* [Exercise]:
Copy exactly the lines that run from the top of the listing to the line containing "y_max = PLOT_H / PX_PER_UNIT", both ends included, and omit the pictures.

* [Extracted information]:
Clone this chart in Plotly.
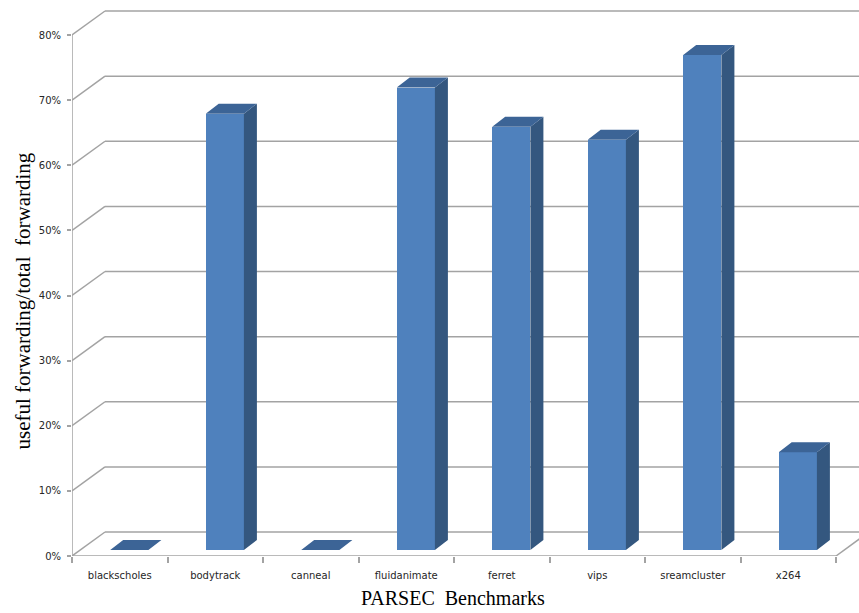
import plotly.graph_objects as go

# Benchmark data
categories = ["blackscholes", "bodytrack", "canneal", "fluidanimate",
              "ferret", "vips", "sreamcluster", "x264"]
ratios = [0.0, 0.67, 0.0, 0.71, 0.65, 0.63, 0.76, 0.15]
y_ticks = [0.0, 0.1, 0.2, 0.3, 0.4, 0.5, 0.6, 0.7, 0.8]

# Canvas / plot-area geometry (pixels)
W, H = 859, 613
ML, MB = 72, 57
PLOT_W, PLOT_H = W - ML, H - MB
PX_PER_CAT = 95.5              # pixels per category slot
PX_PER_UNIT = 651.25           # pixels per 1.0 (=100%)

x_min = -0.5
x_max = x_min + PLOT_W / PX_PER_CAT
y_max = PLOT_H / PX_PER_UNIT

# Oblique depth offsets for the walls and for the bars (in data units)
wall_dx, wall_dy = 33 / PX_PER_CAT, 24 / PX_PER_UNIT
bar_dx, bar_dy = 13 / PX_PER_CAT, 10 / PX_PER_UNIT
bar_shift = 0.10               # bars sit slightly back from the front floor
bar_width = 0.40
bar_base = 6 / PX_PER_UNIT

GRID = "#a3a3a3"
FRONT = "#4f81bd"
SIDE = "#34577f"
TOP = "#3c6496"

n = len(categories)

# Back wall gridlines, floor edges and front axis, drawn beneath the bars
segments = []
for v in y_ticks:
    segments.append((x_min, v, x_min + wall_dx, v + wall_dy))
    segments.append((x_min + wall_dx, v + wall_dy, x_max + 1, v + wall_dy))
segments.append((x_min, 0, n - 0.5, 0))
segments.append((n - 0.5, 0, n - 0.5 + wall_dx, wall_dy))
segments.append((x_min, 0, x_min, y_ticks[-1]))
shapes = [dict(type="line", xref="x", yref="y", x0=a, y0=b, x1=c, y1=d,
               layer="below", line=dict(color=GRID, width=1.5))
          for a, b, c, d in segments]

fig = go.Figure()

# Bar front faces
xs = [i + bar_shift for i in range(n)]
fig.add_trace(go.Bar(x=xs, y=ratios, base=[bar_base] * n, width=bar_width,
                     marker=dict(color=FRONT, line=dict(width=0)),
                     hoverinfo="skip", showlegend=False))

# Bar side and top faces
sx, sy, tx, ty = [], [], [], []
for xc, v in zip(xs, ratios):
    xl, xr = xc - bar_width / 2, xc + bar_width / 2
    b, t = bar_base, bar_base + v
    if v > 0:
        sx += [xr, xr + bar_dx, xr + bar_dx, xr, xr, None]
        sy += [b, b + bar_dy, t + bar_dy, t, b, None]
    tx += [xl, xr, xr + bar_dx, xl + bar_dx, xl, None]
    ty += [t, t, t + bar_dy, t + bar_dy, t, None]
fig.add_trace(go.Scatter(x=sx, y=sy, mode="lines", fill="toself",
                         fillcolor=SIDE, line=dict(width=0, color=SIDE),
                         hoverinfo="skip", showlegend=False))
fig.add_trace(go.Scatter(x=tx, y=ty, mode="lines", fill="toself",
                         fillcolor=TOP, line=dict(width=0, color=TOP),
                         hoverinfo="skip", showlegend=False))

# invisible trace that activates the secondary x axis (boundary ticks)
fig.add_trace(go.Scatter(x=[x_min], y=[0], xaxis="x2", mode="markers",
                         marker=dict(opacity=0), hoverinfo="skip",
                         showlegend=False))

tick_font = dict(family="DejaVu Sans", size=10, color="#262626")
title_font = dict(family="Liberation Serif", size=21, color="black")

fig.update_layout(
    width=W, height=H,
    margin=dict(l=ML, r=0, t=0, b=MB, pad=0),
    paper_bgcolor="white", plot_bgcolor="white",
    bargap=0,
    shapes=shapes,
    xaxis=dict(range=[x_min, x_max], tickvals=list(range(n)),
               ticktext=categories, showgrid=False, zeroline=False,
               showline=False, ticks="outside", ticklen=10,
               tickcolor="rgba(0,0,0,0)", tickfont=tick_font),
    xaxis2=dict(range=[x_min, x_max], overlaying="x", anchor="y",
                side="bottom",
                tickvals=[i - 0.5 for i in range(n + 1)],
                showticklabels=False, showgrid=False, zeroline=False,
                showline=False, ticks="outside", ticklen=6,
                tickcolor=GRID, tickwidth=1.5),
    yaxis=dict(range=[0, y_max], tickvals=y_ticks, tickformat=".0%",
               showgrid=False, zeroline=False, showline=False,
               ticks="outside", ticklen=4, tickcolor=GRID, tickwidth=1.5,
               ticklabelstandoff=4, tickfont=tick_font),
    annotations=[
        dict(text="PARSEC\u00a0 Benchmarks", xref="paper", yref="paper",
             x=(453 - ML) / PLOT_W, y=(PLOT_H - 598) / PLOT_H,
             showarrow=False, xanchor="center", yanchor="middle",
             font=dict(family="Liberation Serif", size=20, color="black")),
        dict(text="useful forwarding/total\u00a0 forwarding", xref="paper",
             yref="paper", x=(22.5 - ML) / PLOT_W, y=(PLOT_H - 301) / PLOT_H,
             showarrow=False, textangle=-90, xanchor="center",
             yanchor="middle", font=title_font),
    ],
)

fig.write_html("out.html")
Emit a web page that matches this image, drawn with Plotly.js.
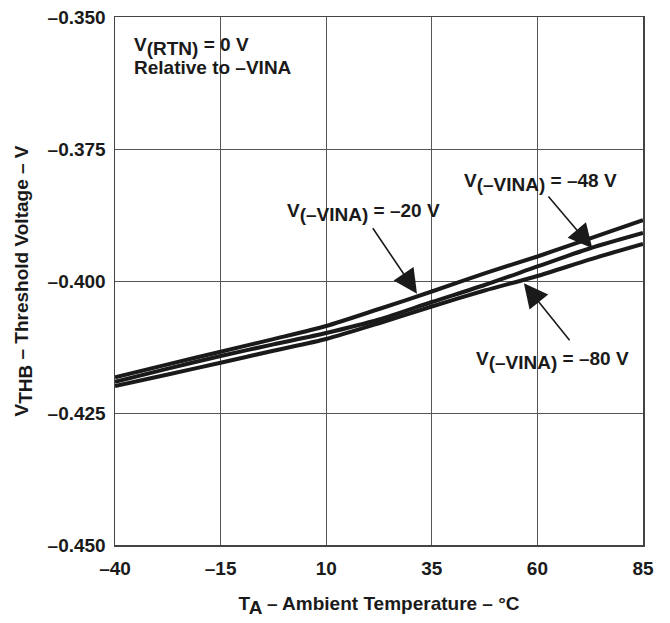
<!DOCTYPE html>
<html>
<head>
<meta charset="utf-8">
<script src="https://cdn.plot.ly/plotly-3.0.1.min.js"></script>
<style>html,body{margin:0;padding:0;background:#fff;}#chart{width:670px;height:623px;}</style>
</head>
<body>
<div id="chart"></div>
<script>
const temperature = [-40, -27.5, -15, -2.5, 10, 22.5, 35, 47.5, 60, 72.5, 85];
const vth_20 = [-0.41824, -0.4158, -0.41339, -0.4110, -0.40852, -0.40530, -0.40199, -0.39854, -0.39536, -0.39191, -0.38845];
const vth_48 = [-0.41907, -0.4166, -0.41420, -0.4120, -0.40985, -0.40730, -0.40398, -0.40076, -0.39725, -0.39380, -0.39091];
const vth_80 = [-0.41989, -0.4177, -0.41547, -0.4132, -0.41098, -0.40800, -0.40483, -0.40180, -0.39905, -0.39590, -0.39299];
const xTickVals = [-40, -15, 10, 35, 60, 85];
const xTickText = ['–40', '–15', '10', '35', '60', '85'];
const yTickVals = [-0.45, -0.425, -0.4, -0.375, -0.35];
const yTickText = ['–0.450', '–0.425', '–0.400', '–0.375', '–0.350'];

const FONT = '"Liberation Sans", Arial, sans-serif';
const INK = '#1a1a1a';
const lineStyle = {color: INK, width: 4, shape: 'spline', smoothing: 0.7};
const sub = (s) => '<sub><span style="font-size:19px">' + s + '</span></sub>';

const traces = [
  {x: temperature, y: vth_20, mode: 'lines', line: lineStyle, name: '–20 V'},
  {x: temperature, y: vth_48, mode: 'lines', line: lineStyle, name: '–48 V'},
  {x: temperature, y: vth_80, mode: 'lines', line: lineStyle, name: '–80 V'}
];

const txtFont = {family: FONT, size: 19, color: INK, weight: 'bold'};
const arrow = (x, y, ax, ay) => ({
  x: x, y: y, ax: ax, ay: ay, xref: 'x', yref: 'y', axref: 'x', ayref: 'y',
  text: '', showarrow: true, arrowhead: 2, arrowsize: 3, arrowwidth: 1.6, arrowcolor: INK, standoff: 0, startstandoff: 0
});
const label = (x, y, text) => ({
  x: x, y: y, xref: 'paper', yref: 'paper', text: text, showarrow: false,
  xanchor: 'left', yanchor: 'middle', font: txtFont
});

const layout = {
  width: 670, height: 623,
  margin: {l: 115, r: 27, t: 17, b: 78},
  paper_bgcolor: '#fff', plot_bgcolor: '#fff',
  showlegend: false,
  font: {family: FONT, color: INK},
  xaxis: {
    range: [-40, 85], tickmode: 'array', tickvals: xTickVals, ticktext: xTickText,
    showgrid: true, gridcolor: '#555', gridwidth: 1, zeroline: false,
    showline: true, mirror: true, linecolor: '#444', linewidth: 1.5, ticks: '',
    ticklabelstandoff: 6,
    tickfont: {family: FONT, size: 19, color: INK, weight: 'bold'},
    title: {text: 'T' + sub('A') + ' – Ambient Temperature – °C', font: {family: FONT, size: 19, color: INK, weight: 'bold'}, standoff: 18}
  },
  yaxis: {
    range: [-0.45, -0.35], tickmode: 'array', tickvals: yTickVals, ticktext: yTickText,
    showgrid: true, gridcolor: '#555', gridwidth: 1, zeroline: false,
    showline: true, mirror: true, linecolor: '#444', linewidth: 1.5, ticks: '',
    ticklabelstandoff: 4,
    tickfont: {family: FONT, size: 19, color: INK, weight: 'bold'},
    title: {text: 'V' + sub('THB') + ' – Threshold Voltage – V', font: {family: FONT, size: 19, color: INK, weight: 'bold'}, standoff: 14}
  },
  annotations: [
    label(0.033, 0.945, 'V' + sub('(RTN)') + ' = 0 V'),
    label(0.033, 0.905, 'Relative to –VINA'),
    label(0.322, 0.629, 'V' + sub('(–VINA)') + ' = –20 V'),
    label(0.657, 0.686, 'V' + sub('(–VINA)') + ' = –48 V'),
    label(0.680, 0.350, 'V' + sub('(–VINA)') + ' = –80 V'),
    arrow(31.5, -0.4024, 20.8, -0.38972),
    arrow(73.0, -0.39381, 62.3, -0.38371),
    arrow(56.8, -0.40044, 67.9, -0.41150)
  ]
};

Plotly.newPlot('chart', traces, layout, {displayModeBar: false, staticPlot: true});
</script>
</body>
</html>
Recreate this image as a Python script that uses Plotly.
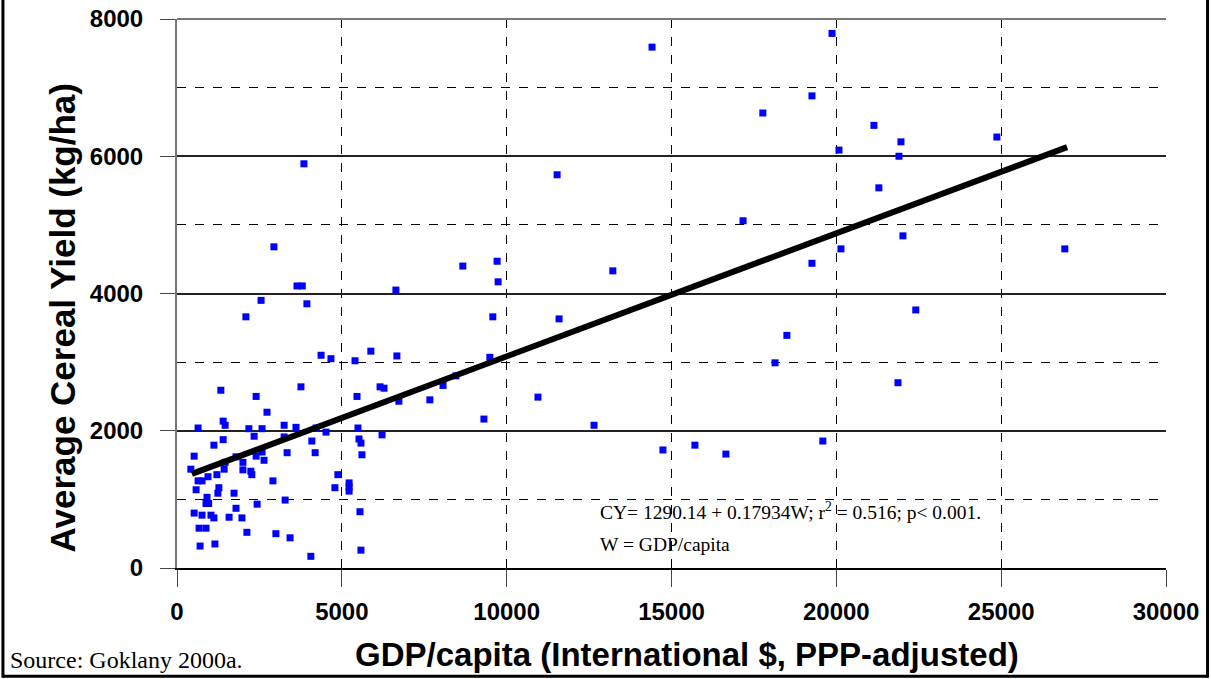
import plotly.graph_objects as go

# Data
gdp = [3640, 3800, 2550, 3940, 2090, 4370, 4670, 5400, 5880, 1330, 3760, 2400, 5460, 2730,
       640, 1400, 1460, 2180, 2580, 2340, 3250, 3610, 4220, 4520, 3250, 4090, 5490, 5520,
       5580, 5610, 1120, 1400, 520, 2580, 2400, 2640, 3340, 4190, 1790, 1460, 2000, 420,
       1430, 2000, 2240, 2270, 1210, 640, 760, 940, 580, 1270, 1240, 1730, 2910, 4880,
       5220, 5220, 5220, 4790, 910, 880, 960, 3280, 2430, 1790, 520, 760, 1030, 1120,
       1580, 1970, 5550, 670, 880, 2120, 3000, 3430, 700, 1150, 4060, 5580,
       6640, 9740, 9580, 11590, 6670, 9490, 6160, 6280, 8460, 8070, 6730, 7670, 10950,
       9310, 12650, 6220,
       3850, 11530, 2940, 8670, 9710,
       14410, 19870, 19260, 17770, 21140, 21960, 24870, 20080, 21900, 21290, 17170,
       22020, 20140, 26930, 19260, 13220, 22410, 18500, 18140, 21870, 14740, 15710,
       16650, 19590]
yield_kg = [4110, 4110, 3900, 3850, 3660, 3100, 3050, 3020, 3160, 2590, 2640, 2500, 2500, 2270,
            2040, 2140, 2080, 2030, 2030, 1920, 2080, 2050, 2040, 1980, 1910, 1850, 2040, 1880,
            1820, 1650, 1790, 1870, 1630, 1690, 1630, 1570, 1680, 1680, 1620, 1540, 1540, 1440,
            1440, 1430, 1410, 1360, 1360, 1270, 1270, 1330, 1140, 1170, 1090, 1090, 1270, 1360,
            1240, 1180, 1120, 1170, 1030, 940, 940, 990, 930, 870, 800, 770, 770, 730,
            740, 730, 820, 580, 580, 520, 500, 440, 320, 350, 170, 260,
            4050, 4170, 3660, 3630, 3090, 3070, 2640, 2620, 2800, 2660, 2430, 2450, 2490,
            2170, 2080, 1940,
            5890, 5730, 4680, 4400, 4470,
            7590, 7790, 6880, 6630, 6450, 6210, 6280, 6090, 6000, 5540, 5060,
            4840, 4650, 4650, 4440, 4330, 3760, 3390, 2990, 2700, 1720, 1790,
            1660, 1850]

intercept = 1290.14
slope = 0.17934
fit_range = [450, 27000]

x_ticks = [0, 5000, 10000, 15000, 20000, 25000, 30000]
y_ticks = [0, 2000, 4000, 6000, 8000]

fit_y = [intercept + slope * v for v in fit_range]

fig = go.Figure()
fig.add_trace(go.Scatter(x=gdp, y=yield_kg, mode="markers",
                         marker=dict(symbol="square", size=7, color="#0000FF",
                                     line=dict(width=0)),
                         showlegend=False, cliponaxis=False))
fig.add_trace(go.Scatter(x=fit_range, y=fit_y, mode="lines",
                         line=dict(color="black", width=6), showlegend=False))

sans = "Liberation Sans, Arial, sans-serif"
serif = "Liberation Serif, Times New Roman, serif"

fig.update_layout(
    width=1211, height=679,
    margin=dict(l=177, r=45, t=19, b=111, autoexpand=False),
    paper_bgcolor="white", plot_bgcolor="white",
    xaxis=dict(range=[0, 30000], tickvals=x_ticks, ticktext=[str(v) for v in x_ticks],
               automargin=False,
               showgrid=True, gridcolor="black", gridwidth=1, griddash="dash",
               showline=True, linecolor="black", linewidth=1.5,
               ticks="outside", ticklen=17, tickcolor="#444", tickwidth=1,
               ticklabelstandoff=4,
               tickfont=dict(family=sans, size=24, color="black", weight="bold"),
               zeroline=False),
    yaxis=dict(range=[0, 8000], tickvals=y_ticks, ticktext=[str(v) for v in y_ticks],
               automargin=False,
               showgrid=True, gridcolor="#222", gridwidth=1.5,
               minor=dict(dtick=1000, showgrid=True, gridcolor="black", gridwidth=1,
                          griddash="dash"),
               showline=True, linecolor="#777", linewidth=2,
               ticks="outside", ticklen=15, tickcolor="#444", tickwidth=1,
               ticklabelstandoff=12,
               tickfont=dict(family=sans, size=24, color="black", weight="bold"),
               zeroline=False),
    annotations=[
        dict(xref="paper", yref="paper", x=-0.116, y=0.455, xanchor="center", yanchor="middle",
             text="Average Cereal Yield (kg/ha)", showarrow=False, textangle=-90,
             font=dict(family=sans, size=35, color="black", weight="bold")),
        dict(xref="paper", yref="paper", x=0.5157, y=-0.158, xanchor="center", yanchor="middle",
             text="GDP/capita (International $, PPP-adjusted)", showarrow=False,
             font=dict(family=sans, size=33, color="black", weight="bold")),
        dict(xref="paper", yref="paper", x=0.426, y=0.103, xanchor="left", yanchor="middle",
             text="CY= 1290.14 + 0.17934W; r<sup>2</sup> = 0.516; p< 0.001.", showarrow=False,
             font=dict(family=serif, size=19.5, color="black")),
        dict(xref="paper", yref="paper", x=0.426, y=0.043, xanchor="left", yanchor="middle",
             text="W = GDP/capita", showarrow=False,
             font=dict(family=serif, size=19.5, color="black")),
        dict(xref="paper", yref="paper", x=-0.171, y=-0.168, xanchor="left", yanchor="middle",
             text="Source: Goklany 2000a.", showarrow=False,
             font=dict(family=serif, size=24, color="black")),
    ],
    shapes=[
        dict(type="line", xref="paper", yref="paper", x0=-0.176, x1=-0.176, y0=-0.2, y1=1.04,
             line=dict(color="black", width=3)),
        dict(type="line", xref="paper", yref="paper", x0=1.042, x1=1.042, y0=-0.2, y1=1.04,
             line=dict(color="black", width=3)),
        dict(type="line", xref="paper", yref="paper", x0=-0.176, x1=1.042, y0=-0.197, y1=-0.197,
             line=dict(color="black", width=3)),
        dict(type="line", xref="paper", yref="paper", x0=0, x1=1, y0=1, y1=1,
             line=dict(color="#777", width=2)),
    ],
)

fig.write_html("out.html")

* [Answer to this exercise]:
Clone this chart in Plotly.
import plotly.graph_objects as go

# Benchmark data
categories = ["blackscholes", "bodytrack", "canneal", "fluidanimate",
              "ferret", "vips", "sreamcluster", "x264"]
ratios = [0.0, 0.67, 0.0, 0.71, 0.65, 0.63, 0.76, 0.15]
y_ticks = [0.0, 0.1, 0.2, 0.3, 0.4, 0.5, 0.6, 0.7, 0.8]

# Canvas / plot-area geometry (pixels)
W, H = 859, 613
ML, MB = 72, 57
PLOT_W, PLOT_H = W - ML, H - MB
PX_PER_CAT = 95.5              # pixels per category slot
PX_PER_UNIT = 651.25           # pixels per 1.0 (=100%)

x_min = -0.5
x_max = x_min + PLOT_W / PX_PER_CAT
y_max = PLOT_H / PX_PER_UNIT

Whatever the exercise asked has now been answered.